The “Van” was one of the last 2,100-ton Fletcher-class destroyers and only eight months old when the Okinawa campaign began. The seventh of seven destroyers built at Gulf Shipbuilding Corp., Chickasaw, Alabama, she was laid down 15 November 1942 but not launched until 19 December 1943 and commissioned only on 2 August 1944, the 169th of 175 ships of the class. Her sponsor at launch was Mrs. Marguerite Van Valkenburgh, widow of Capt. Van Valkenburgh, who had commanded USS Arizona at Pearl Harbor 7 December 1941, and at Van Valkenburgh’s commissioning ceremony at the Alabama State Docks in Mobile, the ensign hoisted was the one Arizona had flown that day.
At the beginning of her World War II career, Van Valkenburgh served as flagship of Destroyer Squadron 58, the last of 19 squadrons of 2,100-tonners formed. Both her captain, Cmdr.
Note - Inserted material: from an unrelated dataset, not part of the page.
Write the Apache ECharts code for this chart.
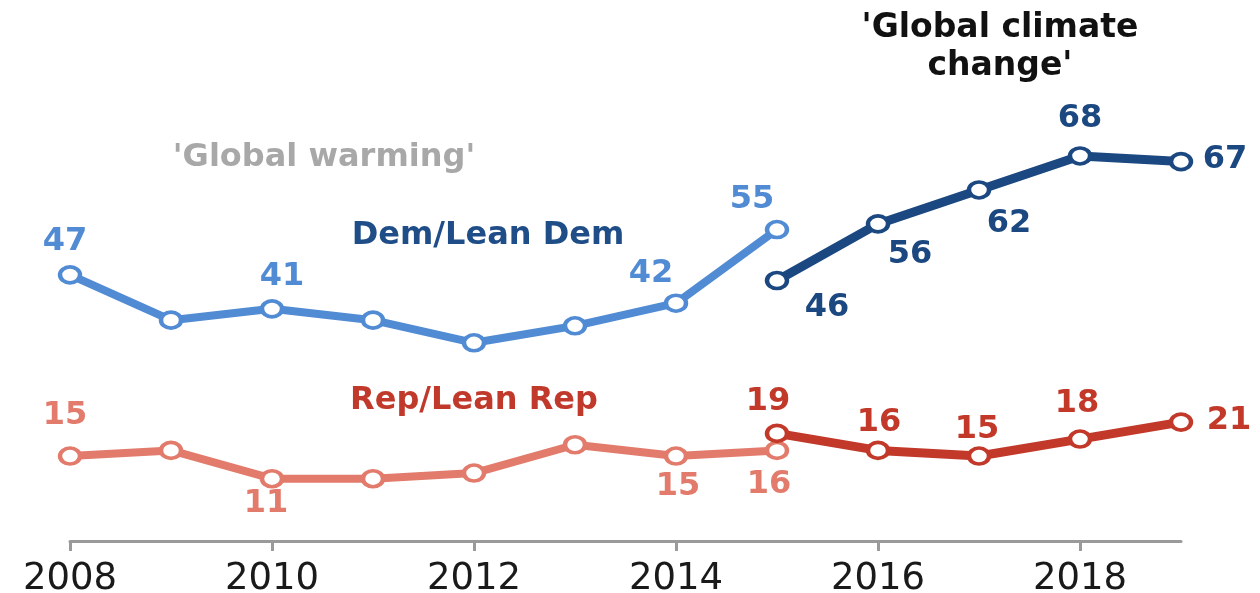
<!DOCTYPE html>
<html>
<head>
<meta charset="utf-8">
<script src="https://cdn.jsdelivr.net/npm/echarts@6/dist/echarts.min.js"></script>
<style>
  html, body { margin: 0; padding: 0; background: #fff; }
  #chart { width: 1260px; height: 593px; }
</style>
</head>
<body>
<div id="chart"></div>
<script>
  // x axis categories
  const years = ['2008', '2009', '2010', '2011', '2012', '2013', '2014', '2015', '2016', '2017', '2018', '2019'];
  // 'Global warming' question, 2008-2015
  const warmingYears = ['2008', '2009', '2010', '2011', '2012', '2013', '2014', '2015'];
  const demWarming = [47, 39, 41, 39, 35, 38, 42, 55];
  const repWarming = [15, 16, 11, 11, 12, 17, 15, 16];
  // 'Global climate change' question, 2015-2019
  const climateYears = ['2015', '2016', '2017', '2018', '2019'];
  const demClimate = [46, 56, 62, 68, 67];
  const repClimate = [19, 16, 15, 18, 21];

  // which points get a value label, and where it sits relative to the marker
  const demWarmingLabels = {0: [-5, -33], 2: [10, -32], 6: [-25, -29], 7: [-25, -30]};
  const repWarmingLabels = {0: [-5, -40], 2: [-6, 25], 6: [2, 31], 7: [-8, 34]};
  const demClimateLabels = {0: [50, 27], 1: [32, 31], 2: [30, 34], 3: [0, -37], 4: [44, -2]};
  const repClimateLabels = {0: [-9, -32], 1: [1, -28], 2: [-2, -26], 3: [-3, -35], 4: [48, -1]};

  const FONT = 'DejaVu Sans';
  const LIGHT_BLUE = '#508bd4';
  const DARK_BLUE = '#1b4880';
  const LIGHT_RED = '#e27b6b';
  const DARK_RED = '#c2392a';

  function makeSeries(name, cats, values, color, width, labels) {
    return {
      name: name,
      type: 'line',
      symbol: 'circle',
      symbolSize: [20, 16],
      lineStyle: {color: color, width: width},
      itemStyle: {color: '#fff', borderColor: color, borderWidth: 4},
      emphasis: {disabled: true},
      data: values.map((v, i) => {
        const item = {value: [cats[i], v]};
        if (labels[i]) {
          item.label = {
            show: true,
            position: 'inside',
            offset: labels[i],
            formatter: '{@[1]}',
            color: color,
            fontFamily: FONT,
            fontWeight: 'bold',
            fontSize: 32
          };
        }
        return item;
      })
    };
  }

  const chart = echarts.init(document.getElementById('chart'));
  chart.setOption({
    animation: false,
    grid: {left: 70, right: 79, top: 88, bottom: 52, outerBoundsMode: 'none'},
    xAxis: {
      type: 'category',
      data: years,
      boundaryGap: false,
      axisLine: {lineStyle: {color: '#9a9a9a', width: 3}},
      axisTick: {show: true, interval: 1, length: 10, lineStyle: {color: '#9a9a9a', width: 3}},
      axisLabel: {interval: 1, fontSize: 37, fontFamily: FONT, color: '#1a1a1a', margin: 20}
    },
    yAxis: {type: 'value', min: 0, max: 80, show: false},
    series: [
      makeSeries('Dem warming', warmingYears, demWarming, LIGHT_BLUE, 8, demWarmingLabels),
      makeSeries('Rep warming', warmingYears, repWarming, LIGHT_RED, 8, repWarmingLabels),
      makeSeries('Dem climate', climateYears, demClimate, DARK_BLUE, 9, demClimateLabels),
      makeSeries('Rep climate', climateYears, repClimate, DARK_RED, 9, repClimateLabels)
    ],
    graphic: [
      {type: 'text', x: 324, y: 158, style: {text: "'Global warming'", fill: '#a8a8a8',
        font: 'bold 32px "DejaVu Sans"', textAlign: 'center', textVerticalAlign: 'middle'}},
      {type: 'text', x: 488, y: 236, style: {text: 'Dem/Lean Dem', fill: '#1f4d87',
        font: 'bold 32px "DejaVu Sans"', textAlign: 'center', textVerticalAlign: 'middle'}},
      {type: 'text', x: 474, y: 401, style: {text: 'Rep/Lean Rep', fill: '#c0392b',
        font: 'bold 32px "DejaVu Sans"', textAlign: 'center', textVerticalAlign: 'middle'}},
      {type: 'text', x: 1000, y: 47, style: {text: "'Global climate\nchange'", fill: '#111',
        font: 'bold 33px "DejaVu Sans"', lineHeight: 38, textAlign: 'center', textVerticalAlign: 'middle'}}
    ]
  });
</script>
</body>
</html>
Alexander B. Coxe, Jr, and squadron commander, Capt. Alvin D. Chandler, were veterans of the Solomon Islands campaign.
After shakedown in the Caribbean and the Atlantic, Van Valkenburgh passed through the Panama Canal on 27 October 1944, continued training off Hawaii and then, with Destroyer Division 115, joined the Fifth Fleet at Saipan in time to prepare for the Iwo Jima landings. Arriving off Iwo Jima on 19 February 1945, Van Valkenburgh took part in bombardments there, then sailed for Okinawa 27 March 1945.
Attached to Task Force 51.2 for the Okinawa landings on 1 April, Van Valkenburgh’s division formed part of a “Demonstration Group” that approached the island’s southern beaches while the main landing force approached from the west. Immediately, a suicide plane crashed nearby LST-884, but the Van successfully joined fire fighting efforts and the ship was saved.
Resignated flagship of Destroyer Division 48 with Ammen and Mullany attached, Van Valkenburgh served as a fighter direction ship on radar picket stations for much of the time from then through 24 June, three days after resistance on land ceased. During that time, she stood by three other destroyers when they were hit—Daly, Douglas H. Fox and Shubrick—but herself remained undamaged while setting an endurance record surpassed only by that of Barton. For this she received the Navy Unit Commendation after the war.
Following the Japanese surrender, Van Valkenburgh entered Nagasaki Harbor and remained in Japanese waters for six weeks before taking departure for Charleston, South Carolina. Decommissioned 12 April 1946, she recommissioned 8 March 1951 for the Korean War. Arriving in Japan on 17 June, she screened fast carriers as they attacked North Korean forces ashore and later joined the “bomb line,” shelling inshore enemy positions and expending more than 2,400 rounds.
Van Valkenburgh decommissioned again 26 February 1954 and remained inactive until she was loaned to the Turkish Navy in 1967, serving as Izmir (D-340). Turkey bought her in 1974 and she continued to serve into 1980.
In addition to her Navy Unit Commendation, Van Valkenburgh earned three battle stars for her World War II duty and received one for Korean War operations.